TO DO: All lines from the beginning of the listing through the line with "import * as" are to be copied word for word; the pictures are not.

SUPPLIED DATA:
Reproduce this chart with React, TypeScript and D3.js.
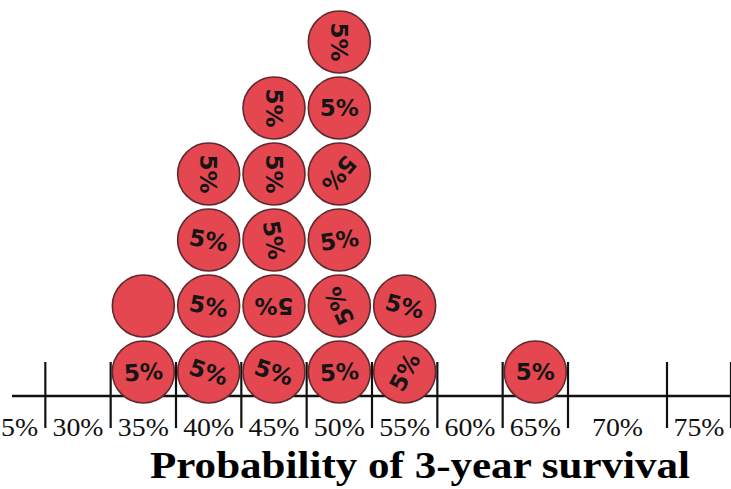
import React from "react";
import * as d3 from "d3";

// ---- data ----
const binValues = [35, 40, 45, 50, 55, 65]; // bins (percent) holding chips
const binCounts = [2, 4, 5, 6, 2, 1]; // number of 5% chips in each bin
const tickLabels = ["25%", "30%", "35%", "40%", "45%", "50%", "55%", "60%", "65%", "70%", "75%"];
const labelValues = [25, 30, 35, 40, 45, 50, 55, 60, 65, 70, 75];
const tickValues = [27.5, 32.5, 37.5, 42.5, 47.5, 52.5, 57.5, 62.5, 67.5, 72.5, 77.5];
// text written on each chip, column by column, bottom up
const chipTexts = [
  "5%", "",
  "5%", "5%", "5%", "5%",
  "5%", "5%", "5%", "5%", "5%",
  "5%", "5%", "5%", "5%", "5%", "5%",
  "5%", "5%",
  "5%",
];
const axisTitle = "Probability of 3-year survival";

// hand-written orientation of the text on each chip (presentation only)
const chipTextAngles = [
  -4, 0,
  18, 10, 10, 90,
  18, 180, 80, 90, 90,
  -4, -115, -8, 130, 0, 90,
  -62, 14,
  0,
];

const W = 731;
const H = 489;

export default function App() {
  // piecewise scale following the (slightly uneven) scanned axis
  const x = d3.scaleLinear().domain([22.5, 67.5, 72.5, 77.5]).range([-20, 568, 667, 731]);
  const y = d3.scaleLinear().domain([0, 6]).range([405, 9]);
  const r = 31;
  const axisY = 396;

  const chips: { bin: number; k: number; text: string; angle: number }[] = [];
  let idx = 0;
  binValues.forEach((b, i) => {
    d3.range(binCounts[i]).forEach((k) => {
      chips.push({ bin: b, k, text: chipTexts[idx], angle: chipTextAngles[idx] });
      idx++;
    });
  });

  return (
    <svg
      width={W}
      height={H}
      style={{ position: "absolute", left: 0, top: 0, background: "#fff" }}
    >
      <rect x={0} y={0} width={W} height={H} fill="#fff" />
      {/* axis line */}
      <line x1={12} x2={W} y1={axisY} y2={axisY} stroke="#111" strokeWidth={2.5} />
      {tickValues.map((t) => (
        <line key={t} x1={x(t)} x2={x(t)} y1={362} y2={428} stroke="#111" strokeWidth={2.2} />
      ))}
      {/* tick labels */}
      {labelValues.map((v, i) => (
        <text
          key={v}
          x={x(v)}
          y={436}
          textAnchor="middle"
          fontFamily="'Liberation Serif', 'Times New Roman', serif"
          fontSize={26}
          fill="#111"
          textLength={51}
          lengthAdjust="spacingAndGlyphs"
        >
          {tickLabels[i]}
        </text>
      ))}
      {/* chips */}
      {chips.map((c, i) => {
        const cx = x(c.bin);
        const cy = y(c.k + 0.5);
        return (
          <g key={i} transform={`translate(${cx},${cy})`}>
            <circle r={r} fill="#e4474f" stroke="#5e2a2e" strokeWidth={1.6} />
            {c.text && (
              <text
                transform={`rotate(${c.angle})`}
                textAnchor="middle"
                dy="0.36em"
                fontFamily="'DejaVu Sans', sans-serif"
                fontWeight="bold"
                fontSize={23}
                fill="#151515"
              >
                {c.text}
              </text>
            )}
          </g>
        );
      })}
      {/* axis title */}
      <text
        x={420}
        y={478}
        textAnchor="middle"
        fontFamily="'Liberation Serif', 'Times New Roman', serif"
        fontWeight="bold"
        fontSize={38}
        fill="#000"
        textLength={540}
        lengthAdjust="spacingAndGlyphs"
      >
        {axisTitle}
      </text>
    </svg>
  );
}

WRITTEN ANSWER:
Reproduce this chart with React, TypeScript and D3.js.
import React from "react";
import * as d3 from "d3";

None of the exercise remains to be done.